### WHAT IS EXPECTED:
Without the pictures, print the lines running from the beginning of the material to the line containing "(EI) at (583,244.5)", both ends included.

(Source code of charts)
══════

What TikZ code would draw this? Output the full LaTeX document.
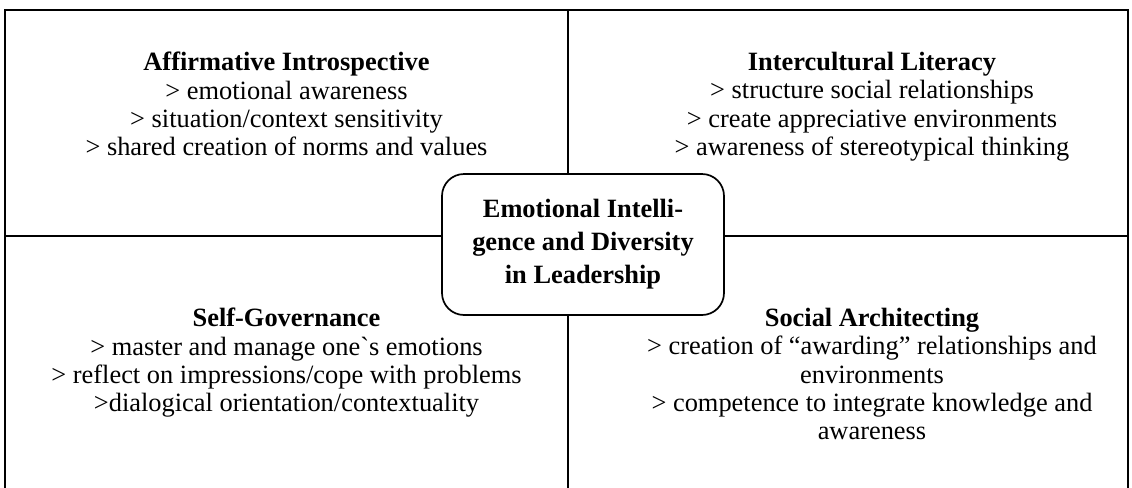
\documentclass[tikz,border=0pt]{standalone}
\usepackage{fontspec}
\setmainfont{Liberation Serif}
\usetikzlibrary{positioning}

\begin{document}
\begin{tikzpicture}[x=0.5pt,y=-0.5pt,
    quad/.style={align=center, anchor=north, inner sep=0pt, font=\fontsize{13.2}{14.1}\selectfont},
    core/.style={draw, line width=0.85pt, rounded corners=11pt, fill=white,
        minimum width=141pt, minimum height=70.5pt, inner sep=0pt, align=center,
        font=\fontsize{13.2}{16.5}\selectfont\bfseries}]
    \useasboundingbox (0,0) rectangle (1132,488);
    \fill[white] (0,0) rectangle (1132,488);
    \clip (0,0) rectangle (1132,488);
    \coordinate (NW) at (5,10);
    \coordinate (NE) at (1128,10);
    \coordinate (SW) at (5,500);
    \coordinate (SE) at (1128,500);
    \coordinate (N) at (568,10);
    \coordinate (S) at (568,500);
    \coordinate (W) at (5,236);
    \coordinate (E) at (1128,236);

    % frame and cross
    \draw[line width=1.25pt] (SW) -- (NW) -- (NE) -- (SE);
    \draw[line width=1pt] (N) -- (S) (W) -- (E);

    \node[core] (EI) at (583,244.5) {Emotional Intelli-\\gence and Diversity\\in Leadership};

    \node[quad] (AI) at (286.5,52) {\textbf{Affirmative Introspective}\\> emotional awareness\\> situation/context sensitivity\\> shared creation of norms and values};
    \node[quad] (IL) at (872,52) {\textbf{Intercultural Literacy}\\> structure social relationships\\> create appreciative environments\\> awareness of stereotypical thinking};
    \node[quad] (SG) at (286.5,308) {\textbf{Self-Governance}\\> master and manage one{\addfontfeatures{Ligatures=TeXOff}`}s emotions\\> reflect on impressions/cope with problems\\>dialogical orientation/contextuality};
    \node[quad] (SA) at (872,308) {\textbf{Social Architecting}\\> creation of “awarding” relationships and\\environments\\> competence to integrate knowledge and\\awareness};
\end{tikzpicture}
\end{document}
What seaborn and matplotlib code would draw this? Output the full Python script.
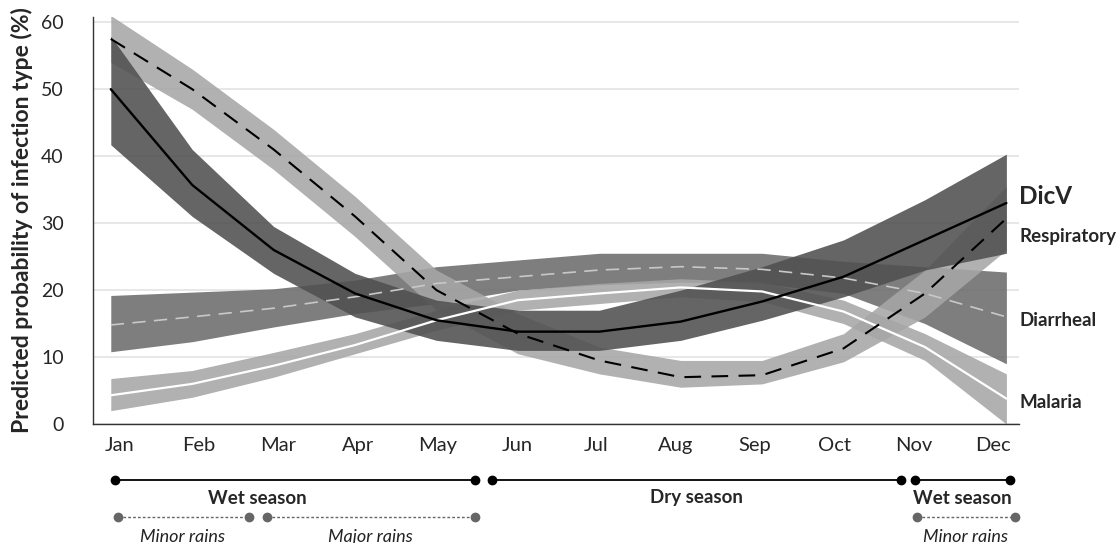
import matplotlib.pyplot as plt
import matplotlib.transforms as mtransforms
import numpy as np
import pandas as pd
import seaborn as sns

months = ["Jan", "Feb", "Mar", "Apr", "May", "Jun", "Jul", "Aug", "Sep", "Oct", "Nov", "Dec"]

# predicted probability (%) and band limits
dicv = [50, 35.7, 26, 19.5, 15.5, 13.8, 13.8, 15.3, 18.3, 22, 27.5, 33]
dicv_lo = [41.7, 31, 22.5, 16, 12.5, 11, 11, 12.5, 15.5, 19, 23, 25.5]
dicv_hi = [57.9, 41, 29.5, 22.5, 18.5, 17, 17, 20, 23.5, 27.5, 33.5, 40.3]

resp = [57.5, 50, 41, 31, 20, 13.5, 9.5, 7, 7.3, 11.3, 19.5, 30.7]
resp_lo = [54, 47, 38, 28, 17, 10.5, 7.5, 5.5, 6, 9.3, 16, 26]
resp_hi = [61, 53, 44, 34, 23, 16.5, 11.5, 9.5, 9.5, 13.5, 23, 35.5]

diar = [14.8, 16, 17.3, 19, 21, 22, 23, 23.5, 23.1, 21.8, 19.5, 16]
diar_lo = [10.8, 12.3, 14.5, 16.5, 18, 20, 20.8, 21.2, 21, 19.5, 15, 9]
diar_hi = [19.2, 19.7, 20.2, 21.5, 23.5, 24.5, 25.5, 25.5, 25.5, 24.3, 23.5, 22.7]

mal = [4.3, 6, 8.7, 11.8, 15.5, 18.5, 19.5, 20.4, 19.8, 16.8, 11.5, 3.8]
mal_lo = [2, 4, 7, 10.5, 14, 17, 18, 19, 18.3, 15, 9.5, 0]
mal_hi = [6.8, 8, 10.7, 13.5, 17, 20, 21, 21.7, 21.2, 18.5, 13.5, 7.5]

# season bars (month units)
seasons = [("Wet season", 0.05, 4.47), ("Dry season", 4.68, 9.7), ("Wet season", 9.88, 11.04)]
rains = [("Minor rains", 0.09, 1.7), ("Major rains", 1.92, 4.47), ("Minor rains", 9.9, 11.1)]

sns.set_style("white")
plt.rcParams["font.family"] = ["Lato", "DejaVu Sans"]

x = np.arange(len(months))
fig = plt.figure(figsize=(11.19, 5.43), dpi=100)
ax = fig.add_axes([0.083, 0.219, 0.828, 0.75])

series = [
    ("Diarrheal", diar, diar_lo, diar_hi, "#6c6c6c", "#c8c8c8", (8, 5), 1.2),
    ("Malaria", mal, mal_lo, mal_hi, "#a6a6a6", "white", None, 1.6),
    ("Respiratory", resp, resp_lo, resp_hi, "#a6a6a6", "black", (8, 5), 1.5),
    ("DicV", dicv, dicv_lo, dicv_hi, "#505050", "black", None, 1.7),
]

for name, mid, lo, hi, band, lc, dash, lw in series:
    ax.fill_between(x, lo, hi, color=band, alpha=0.88, lw=0, zorder=2)
for name, mid, lo, hi, band, lc, dash, lw in series:
    df = pd.DataFrame({"m": x, "v": mid})
    sns.lineplot(data=df, x="m", y="v", ax=ax, color=lc, lw=lw, zorder=3)
    if dash is not None:
        ax.lines[-1].set_dashes(dash)

ax.set_xlim(-0.22, 11.16)
ax.set_ylim(0, 60.8)
ax.set_yticks(range(0, 61, 10))
# month labels in the original sit on a slightly narrower spacing than the data
ax.set_xticks(0.11 + x * 0.9755)
ax.set_xticklabels(months)
ax.tick_params(axis="both", length=0, labelsize=14)
ax.tick_params(axis="x", pad=9, labelsize=14.5)
ax.tick_params(axis="y", pad=21)
ax.grid(axis="y", color="#e3e3e3", lw=1.2)
ax.set_axisbelow(True)
for s in ["top", "right"]:
    ax.spines[s].set_visible(False)
for s in ["left", "bottom"]:
    ax.spines[s].set_color("#333333")
    ax.spines[s].set_linewidth(1.0)
ax.set_xlabel("")
ax.set_ylabel("Predicted probability of infection type (%)", fontsize=16.5, fontweight="bold", labelpad=6)

# right-hand series labels
lab = [("DicV", 34, 17.5), ("Respiratory", 28, 13.5), ("Diarrheal", 15.5, 13.5), ("Malaria", 3.2, 13.5)]
for t, yv, fs in lab:
    ax.text(1.0, yv, t, transform=mtransforms.blended_transform_factory(ax.transAxes, ax.transData),
            fontsize=fs, fontweight="bold", va="center", ha="left", clip_on=False)

# season bars below the axis
tr = mtransforms.blended_transform_factory(ax.transData, fig.transFigure)
for t, a, b in seasons:
    ax.plot([a, b], [1 - 480 / 543] * 2, color="black", lw=1.3, marker="o", ms=6,
            transform=tr, clip_on=False)
    ax.text((a + b) / 2 if t != "Wet season" or a > 5 else 1.8, 1 - 498 / 543, t, transform=tr,
            ha="center", va="center", fontsize=13.5, fontweight="bold")
for t, a, b in rains:
    ax.plot([a, b], [1 - 517 / 543] * 2, color="#666666", lw=1.0, ls=(0, (2, 1.5)),
            marker="o", ms=6, transform=tr, clip_on=False)
    ax.text((a + b) / 2 if t != "Minor rains" or a > 5 else 0.88, 1 - 537 / 543, t, transform=tr,
            ha="center", va="center", fontsize=13, fontstyle="italic", color="#222222")

fig.savefig("out.png", dpi=100)
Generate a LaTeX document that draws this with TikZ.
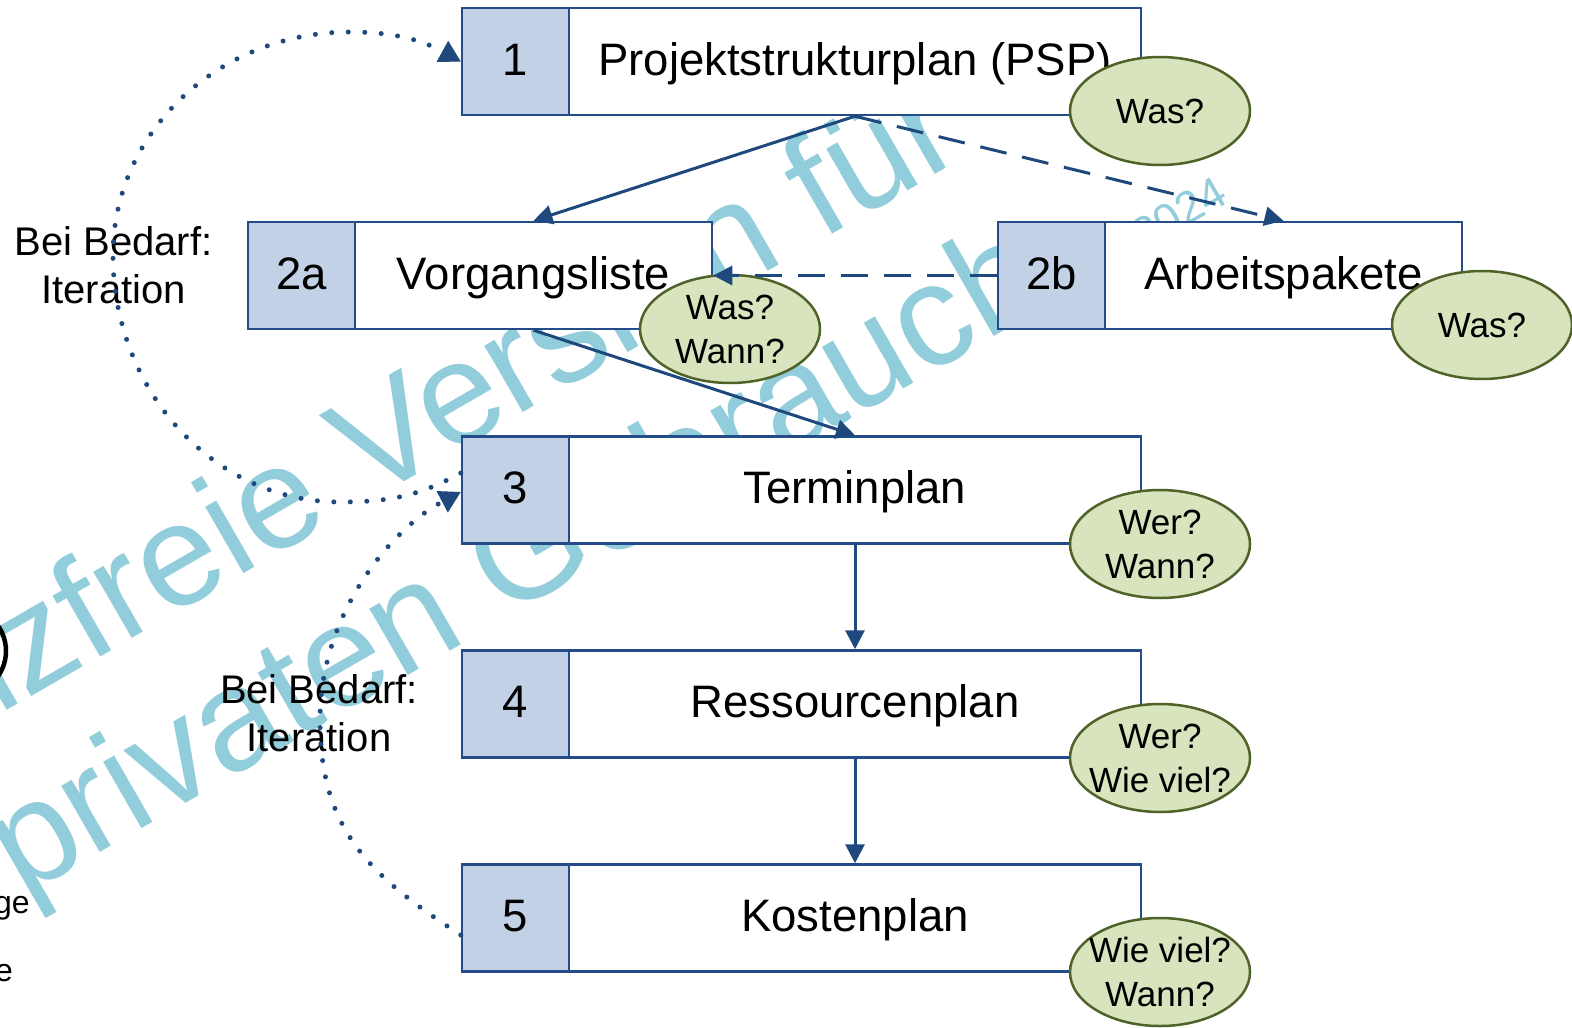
\documentclass[tikz,border=0pt]{standalone}
\usepackage{fontspec}
\setmainfont{Liberation Sans}
\usetikzlibrary{arrows.meta,shapes.geometric}
\definecolor{boxblue}{RGB}{36,76,136}
\definecolor{cellblue}{RGB}{194,209,229}
\definecolor{arrblue}{RGB}{31,73,125}
\definecolor{elfill}{RGB}{215,228,189}
\definecolor{eldraw}{RGB}{79,98,40}
\definecolor{wmblue}{RGB}{146,205,220}
\begin{document}
\begin{tikzpicture}[x=1pt,y=-1pt,
  numcell/.style={draw=boxblue, fill=cellblue, line width=2.5pt, minimum width=107pt,
    minimum height=107pt, inner sep=0pt, text height=37pt, text depth=10pt,
    font=\fontsize{45.5}{52}\selectfont},
  txtbox/.style={draw=boxblue, fill=white, line width=2.5pt, minimum height=107pt,
    inner sep=0pt, text height=37pt, text depth=10pt, font=\fontsize{45.5}{52}\selectfont},
  qbubble/.style={ellipse, draw=eldraw, fill=elfill, line width=2.5pt, minimum width=180pt,
    minimum height=108pt, inner ysep=0pt, inner xsep=-30pt, align=center,
    font=\fontsize{35}{44}\selectfont},
  sidelbl/.style={inner sep=0pt, align=center, font=\fontsize{40}{48}\selectfont},
  wmark/.style={inner sep=0pt, text=wmblue, anchor=base west, rotate=30},
  frag/.style={inner sep=0pt, anchor=base east, font=\fontsize{32}{38}\selectfont},
  solidarr/.style={draw=arrblue, line width=3pt, -{Triangle[length=19pt,width=19pt]}},
  dasharr/.style={draw=arrblue, line width=3pt, dash pattern=on 27pt off 16pt,
    -{Triangle[length=19pt,width=19pt]}},
  dotarr/.style={draw=arrblue, line width=5pt, line cap=round, dash pattern=on 0pt off 16.5pt,
    -{Triangle[length=21pt,width=24pt,line width=1pt]}}
]
\useasboundingbox (0,0) rectangle (1572,1028);
\clip (0,0) rectangle (1572,1028);
\fill[white] (0,0) rectangle (1572,1028);

% watermark
\node[wmark, font=\fontsize{145}{170}\selectfont] (wm1) at (-274,873) {Lizenzfreie Version für};
\node[wmark, font=\fontsize{145}{170}\selectfont] (wm2) at (22,898) {privaten Gebrauch};
\node[wmark, font=\fontsize{45}{50}\selectfont] (wm3) at (1143,252) {2024};

% cut-off fragments at the left edge
\node[draw, circle, line width=4.5pt, minimum size=88pt, inner sep=0pt] (ring) at (-38,651) {};
\node[frag] (f1) at (30,913) {ge};
\node[frag] (f2) at (13,981) {e};

% side labels
\node[sidelbl] (L1) at (113.5,264.8) {Bei Bedarf:\\Iteration};
\node[sidelbl] (L2) at (319,712.8) {Bei Bedarf:\\Iteration};

% boxes
\node[numcell] (n1) at (515.5,61.5) {1};
\node[txtbox, minimum width=572pt] (b1) at (855,61.5) {Projektstrukturplan (PSP)};
\node[numcell] (n2a) at (301.5,275.5) {2a};
\node[txtbox, minimum width=357pt] (b2a) at (533.5,275.5) {Vorgangsliste};
\node[numcell] (n2b) at (1051.5,275.5) {2b};
\node[txtbox, minimum width=357pt] (b2b) at (1283.5,275.5) {Arbeitspakete};
\node[numcell] (n3) at (515.5,490) {3};
\node[txtbox, minimum width=572pt] (b3) at (855,490) {Terminplan};
\node[numcell] (n4) at (515.5,704) {4};
\node[txtbox, minimum width=572pt] (b4) at (855,704) {Ressourcenplan};
\node[numcell] (n5) at (515.5,918) {5};
\node[txtbox, minimum width=572pt] (b5) at (855,918) {Kostenplan};

% question bubbles
\node[qbubble] (q1) at (1160,111) {Was?};
\node[qbubble] (q2a) at (730,329) {Was?\\Wann?};
\node[qbubble] (q2b) at (1482,325) {Was?};
\node[qbubble] (q3) at (1160,544) {Wer?\\Wann?};
\node[qbubble] (q4) at (1160,758) {Wer?\\Wie viel?};
\node[qbubble] (q5) at (1160,972) {Wie viel?\\Wann?};

% connectors
\draw[solidarr] (b1.south) -- (b2a.north);
\draw[dasharr] (b1.south) -- (b2b.north);
\draw[solidarr] (b2a.south) -- (b3.north);
\draw[dasharr] (n2b.west) -- (b2a.east);
\draw[solidarr] (b3.south) -- (b4.north);
\draw[solidarr] (b4.south) -- (b5.north);

% iteration loops
\draw[dotarr] ([yshift=17pt]n3.west) .. controls (419,496) and (389,502) .. (340,502)
  .. controls (214.6,502) and (113,391.4) .. (113,255)
  .. controls (113,131.8) and (219.1,32) .. (350,32)
  .. controls (395,32) and (422.3,40.4) .. (n1.west);
\draw[dotarr] ([yshift=-17pt]n5.west) .. controls (369.6,875.6) and (320,830) .. (320,720)
  .. controls (320,610) and (395.3,526.5) .. ([yshift=-2pt]n3.west);
\end{tikzpicture}
\end{document}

══════

### PROBLEM SOLUTION:
What TikZ code would draw this? Output the full LaTeX document.
\documentclass[tikz,border=0pt]{standalone}
\usepackage{fontspec}
\setmainfont{Liberation Serif}
\usetikzlibrary{positioning}

\begin{document}
\begin{tikzpicture}[x=0.5pt,y=-0.5pt,
    quad/.style={align=center, anchor=north, inner sep=0pt, font=\fontsize{13.2}{14.1}\selectfont},
    core/.style={draw, line width=0.85pt, rounded corners=11pt, fill=white,
        minimum width=141pt, minimum height=70.5pt, inner sep=0pt, align=center,
        font=\fontsize{13.2}{16.5}\selectfont\bfseries}]
    \useasboundingbox (0,0) rectangle (1132,488);
    \fill[white] (0,0) rectangle (1132,488);
    \clip (0,0) rectangle (1132,488);
    \coordinate (NW) at (5,10);
    \coordinate (NE) at (1128,10);
    \coordinate (SW) at (5,500);
    \coordinate (SE) at (1128,500);
    \coordinate (N) at (568,10);
    \coordinate (S) at (568,500);
    \coordinate (W) at (5,236);
    \coordinate (E) at (1128,236);

    % frame and cross
    \draw[line width=1.25pt] (SW) -- (NW) -- (NE) -- (SE);
    \draw[line width=1pt] (N) -- (S) (W) -- (E);

    \node[core] (EI) at (583,244.5) {Emotional Intelli-\\gence and Diversity\\in Leadership};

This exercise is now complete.